“Where is Vietnam economically?” is a question raised by the research team of Dr. Tran Tho Dat, former Rector of the National Economics University. To answer that question, Dr. Dat made a series of comparisons of countries with the same starting point as Vietnam.

From 1991 to 2021, the average GDP growth rate of Vietnam reached 6.57%/year, which was high and stable compared to the world. The economic scale of 2021 was approximately $365 billion, among the top 40 largest economies in the world while per capita GDP in 2021 reached $3,710 USD, 2.4 times higher than 2011.

In the past 40-50 years, Vietnam has never experienced yearly negative growth. However, according to this expert, Vietnam’s growth is fast but not enough, and the efficiency and competitiveness of the economy are still worrying. Compared with developed countries and countries in the region, Vietnam is still far behind.
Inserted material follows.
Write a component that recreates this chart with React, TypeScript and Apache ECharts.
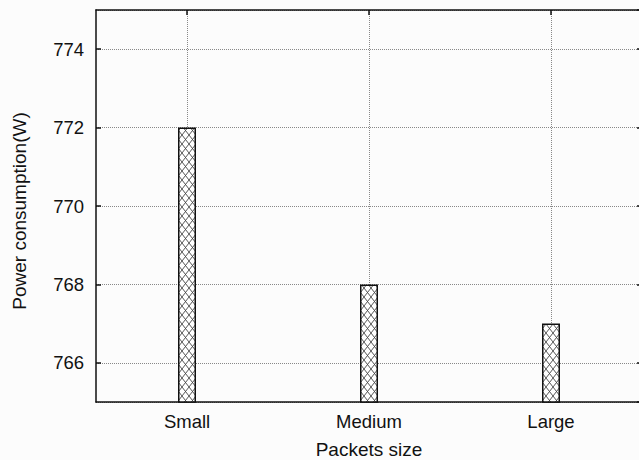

Vietnam's GDP growth has shown signs of slowing down, with the growth rate of 7%/year not achieved for many years now. Vietnam faces the risk of falling into the middle-income trap.

The goal of “escaping from the middle-income trap” is very difficult. In 2019, the World Bank divided more than 200 countries and territories into 4 income levels: 29 poor countries, 83 high-income countries, and 106 middle-income countries.

Today, all countries, regardless of political system, are trying to become rich and powerful. The race to industrialization for poor countries started after 1945, but after 75 years, a few new industrial economies such as Israel, Korea, Taiwan, Singapore, Hong Kong... have appeared. Asian economies overcame the middle-income trap raising GDP growth rate to 8.2 - 10.5%/year for five to nine consecutive years.

Dr. Dang Kim Son, former director of the Institute of Policy and Strategy for Agriculture and Rural Development, said that Vietnam's race is difficult because the growth rate is much lower. At the peak of economic innovation, there was only 19 years of growth rate of over 7%/year (1989-2007). After reaching the low middle income level in 2010, the growth rate has slowed down gradually. Clearly, the old growth model that has persisted until now has not allowed the Vietnamese economy to make the necessary breakthrough to overcome the middle-income trap.

It is estimated that with an average GDP per capita growth of 7% or more, Vietnam can catch up with average countries in Southeast Asia such as Thailand or Malaysia. In order to catch up with China, Vietnam must grow at 10.48%, and to be on par with South Korea, it must achieve a growth rate of 11.08% in the next 30 years.

To achieve these growth rates, Vietnam must change its growth model.

According to Dr. Dat, one of the new growth drivers to aim for is the digital economy. Experts said that if digital technologies develop strongly and are widely applied to a high degree in all fields, Vietnam's GDP can increase by about $169 billion by 2045.